PROBLEM TO WORK ON:
Pull out the lines running from the one with "Clone this chart in matplotlib." to the one with "ha='center', va='bottom', fontsize=14.5, color='#222222')", inclusive, word for word. Drop any picture.

Saved entries:
____
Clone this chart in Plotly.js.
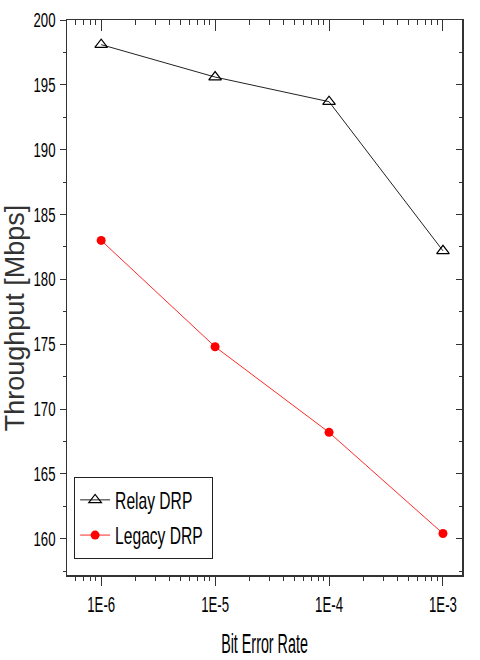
<!DOCTYPE html>
<html><head><meta charset="utf-8">
<script src="https://cdn.plot.ly/plotly-3.0.1.min.js"></script>
<style>html,body{margin:0;padding:0;background:#fff}</style>
</head><body>
<div id="chart" style="width:480px;height:660px"></div>
<script>
const ber = [1e-6, 1e-5, 1e-4, 1e-3];
const berLabels = ["1E-6", "1E-5", "1E-4", "1E-3"];
const relayDRP = [198.1, 195.6, 193.7, 182.2];
const legacyDRP = [183.0, 174.8, 168.2, 160.4];
const yTicks = [160, 165, 170, 175, 180, 185, 190, 195, 200];

const sans = "Liberation Sans, Arial, sans-serif";
const data = [
  {x: ber, y: relayDRP, name: "Relay DRP", legendgroup: "a", mode: "lines+markers", type: "scatter",
   line: {color: "#222", width: 1},
   marker: {symbol: "triangle-up-open", size: 11, color: "#000", line: {width: 1.2}}},
  {x: ber, y: legacyDRP, name: "Legacy DRP", legendgroup: "b", mode: "lines+markers", type: "scatter",
   line: {color: "#ff2a2a", width: 1},
   marker: {symbol: "circle", size: 9, color: "#ff0000"}},
  {x: ber, y: relayDRP, xaxis: "x2", yaxis: "y2", mode: "markers", showlegend: false,
   hoverinfo: "skip", marker: {opacity: 0}}
];
const xr = [Math.log10(1e-6) - 0.3, Math.log10(1e-3) + 0.167];
const yr = [157.2, 200];
const layout = {
  width: 480, height: 660,
  margin: {l: 67, r: 18, t: 20, b: 85},
  paper_bgcolor: "#fff", plot_bgcolor: "#fff",
  showlegend: true,
  legend: {x: 0.018, y: 0.177, xanchor: "left", yanchor: "top",
    bordercolor: "#222", borderwidth: 1, bgcolor: "#fff",
    font: {family: sans, size: 24, color: "#000"}, tracegroupgap: 1, itemwidth: 30},
  xaxis: {type: "log", range: xr, tickmode: "array", tickvals: ber, ticktext: berLabels,
    ticks: "outside", ticklen: 9, tickwidth: 1, tickcolor: "#333",
    minor: {ticks: "outside", ticklen: 4, dtick: "D1", tickcolor: "#333"},
    showline: true, linecolor: "#333", linewidth: 1.5, showgrid: false, zeroline: false,
    tickfont: {family: sans, size: 22, color: "#000"},
    title: {text: "Bit Error Rate", font: {family: sans, size: 27, color: "#000"}, standoff: 18}},
  yaxis: {range: yr, tickmode: "array", tickvals: yTicks, ticktext: yTicks.map(String),
    ticks: "outside", ticklen: 6, tickwidth: 1, tickcolor: "#333",
    minor: {ticks: "outside", ticklen: 3, dtick: 2.5, tickcolor: "#333"},
    showline: true, linecolor: "#333", linewidth: 1.5, showgrid: false, zeroline: false,
    tickfont: {family: sans, size: 20, color: "#000"}},
  xaxis2: {type: "log", range: xr, overlaying: "x", side: "top", tickmode: "array", tickvals: ber,
    showticklabels: false, ticks: "inside", ticklen: 11, tickwidth: 1, tickcolor: "#333",
    minor: {ticks: "inside", ticklen: 5, dtick: "D1", tickcolor: "#333"},
    showline: true, linecolor: "#333", linewidth: 1.5, showgrid: false, zeroline: false},
  yaxis2: {range: yr, overlaying: "y", side: "right", tickmode: "array", tickvals: yTicks,
    showticklabels: false, ticks: "inside", ticklen: 6, tickwidth: 1, tickcolor: "#333",
    minor: {ticks: "inside", ticklen: 3, dtick: 2.5, tickcolor: "#333"},
    showline: true, linecolor: "#333", linewidth: 1.5, showgrid: false, zeroline: false},
  annotations: [{text: "Throughput [Mbps]", xref: "paper", yref: "paper",
    x: -0.131, y: 0.463, xanchor: "center", yanchor: "middle", textangle: -90, showarrow: false,
    font: {family: sans, size: 27, color: "#333"}}]
};
function squeeze(root, sel, ratio) {
  root.querySelectorAll(sel).forEach(t => {
    const L = t.getComputedTextLength();
    if (L > 0) {
      t.setAttribute("textLength", (L * ratio).toFixed(1));
      t.setAttribute("lengthAdjust", "spacingAndGlyphs");
    }
  });
}
const gd = document.getElementById("chart");
Plotly.newPlot(gd, data, layout, {displayModeBar: false, staticPlot: true}).then(() => {
  squeeze(gd, ".xtick text", 0.6);
  squeeze(gd, ".ytick text", 0.66);
  squeeze(gd, "text.xtitle", 0.53);
  let maxL = 0;
  gd.querySelectorAll("text.legendtext").forEach(t => {
    maxL = Math.max(maxL, t.getComputedTextLength());
  });
  squeeze(gd, "text.legendtext", 0.65);
  const bg = gd.querySelector(".legend rect.bg");
  if (bg) {
    const w = parseFloat(bg.getAttribute("width"));
    bg.setAttribute("width", (w - maxL * 0.35 + 4).toFixed(1));
  }
});
</script>
</body></html>
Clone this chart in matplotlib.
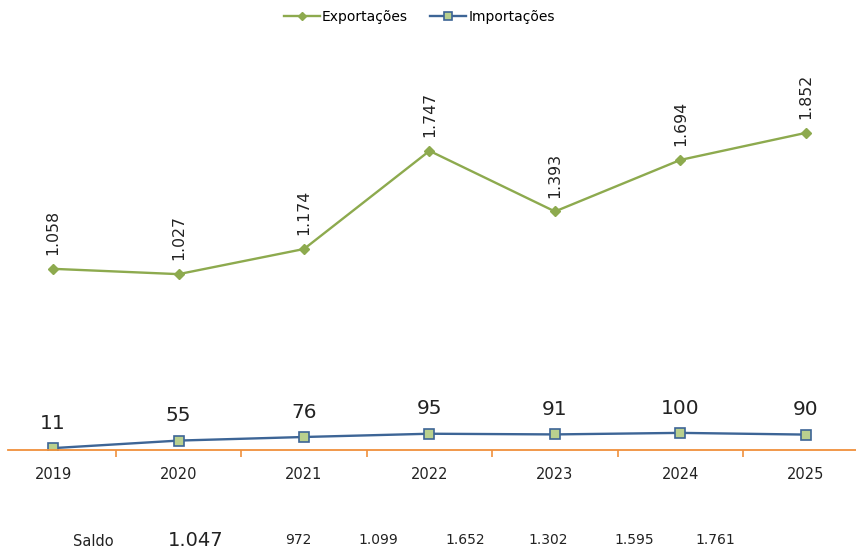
import numpy as np
import matplotlib.pyplot as plt

# data
anos = ['2019', '2020', '2021', '2022', '2023', '2024', '2025']
exportacoes = [1058, 1027, 1174, 1747, 1393, 1694, 1852]
importacoes = [11, 55, 76, 95, 91, 100, 90]
saldo_labels = ['1.047', '972', '1.099', '1.652', '1.302', '1.595', '1.761']


def fmt(v):
    return f'{v:,}'.replace(',', '.')


plt.rcParams['font.family'] = ['DejaVu Sans']

fig = plt.figure(figsize=(8.56, 5.48), dpi=100)
ax = fig.add_axes([8 / 856, 98 / 548, 848 / 856, 450 / 548])

x = np.arange(len(anos))
verde = '#8DAA4E'
azul = '#3D6596'
laranja = '#F0903C'

ax.plot(x, exportacoes, color=verde, lw=1.7, marker='D', ms=5,
        mfc=verde, mec=verde, label='Exportações')
ax.plot(x, importacoes, color=azul, lw=1.7, marker='s', ms=7,
        mfc='#B9D08E', mec=azul, mew=1.2, label='Importações')

for xi, v in zip(x, exportacoes):
    ax.annotate(fmt(v), (xi, v), xytext=(0, 10), textcoords='offset points',
                rotation=90, ha='center', va='bottom', fontsize=11.3, color='#222222')
for xi, v in zip(x, importacoes):
    ax.annotate(fmt(v), (xi, v), xytext=(0, 11), textcoords='offset points',
                ha='center', va='bottom', fontsize=14.5, color='#222222')

ax.set_xlim(-0.36, 6.4)
ax.set_ylim(0, 2628)

for s in ['top', 'right', 'left']:
    ax.spines[s].set_visible(False)
ax.spines['bottom'].set_color(laranja)
ax.spines['bottom'].set_linewidth(1.3)
ax.set_yticks([])

ax.set_xticks(x)
ax.set_xticklabels(anos, fontsize=10.5, color='#222222')
ax.tick_params(axis='x', which='major', length=0, pad=12)
ax.set_xticks(x[:-1] + 0.5, minor=True)
ax.tick_params(axis='x', which='minor', length=5, color=laranja, width=1.2, direction='out')

leg = fig.legend(loc='upper center', bbox_to_anchor=(0.49, 1.005), ncol=2, frameon=False,
                 fontsize=10, handlelength=2.6, columnspacing=1.6, handletextpad=0.15,
                 markerscale=0.8)

# saldo row
fig.text(93 / 856, 1 - 541 / 548, 'Saldo', fontsize=10.5, ha='center', va='center', color='#222222')
saldo_x = [196, 298, 378, 465, 548, 634, 715]
for i, (sx, lab) in enumerate(zip(saldo_x, saldo_labels)):
    fig.text(sx / 856, 1 - 540 / 548, lab, fontsize=14 if i == 0 else 10,
             ha='center', va='center', color='#222222')

fig.savefig('out.png', dpi=100)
____
RESPONSE BELOW:
Clone this chart in matplotlib.
import numpy as np
import matplotlib.pyplot as plt

# data
anos = ['2019', '2020', '2021', '2022', '2023', '2024', '2025']
exportacoes = [1058, 1027, 1174, 1747, 1393, 1694, 1852]
importacoes = [11, 55, 76, 95, 91, 100, 90]
saldo_labels = ['1.047', '972', '1.099', '1.652', '1.302', '1.595', '1.761']


def fmt(v):
    return f'{v:,}'.replace(',', '.')


plt.rcParams['font.family'] = ['DejaVu Sans']

fig = plt.figure(figsize=(8.56, 5.48), dpi=100)
ax = fig.add_axes([8 / 856, 98 / 548, 848 / 856, 450 / 548])

x = np.arange(len(anos))
verde = '#8DAA4E'
azul = '#3D6596'
laranja = '#F0903C'

ax.plot(x, exportacoes, color=verde, lw=1.7, marker='D', ms=5,
        mfc=verde, mec=verde, label='Exportações')
ax.plot(x, importacoes, color=azul, lw=1.7, marker='s', ms=7,
        mfc='#B9D08E', mec=azul, mew=1.2, label='Importações')

for xi, v in zip(x, exportacoes):
    ax.annotate(fmt(v), (xi, v), xytext=(0, 10), textcoords='offset points',
                rotation=90, ha='center', va='bottom', fontsize=11.3, color='#222222')
for xi, v in zip(x, importacoes):
    ax.annotate(fmt(v), (xi, v), xytext=(0, 11), textcoords='offset points',
                ha='center', va='bottom', fontsize=14.5, color='#222222')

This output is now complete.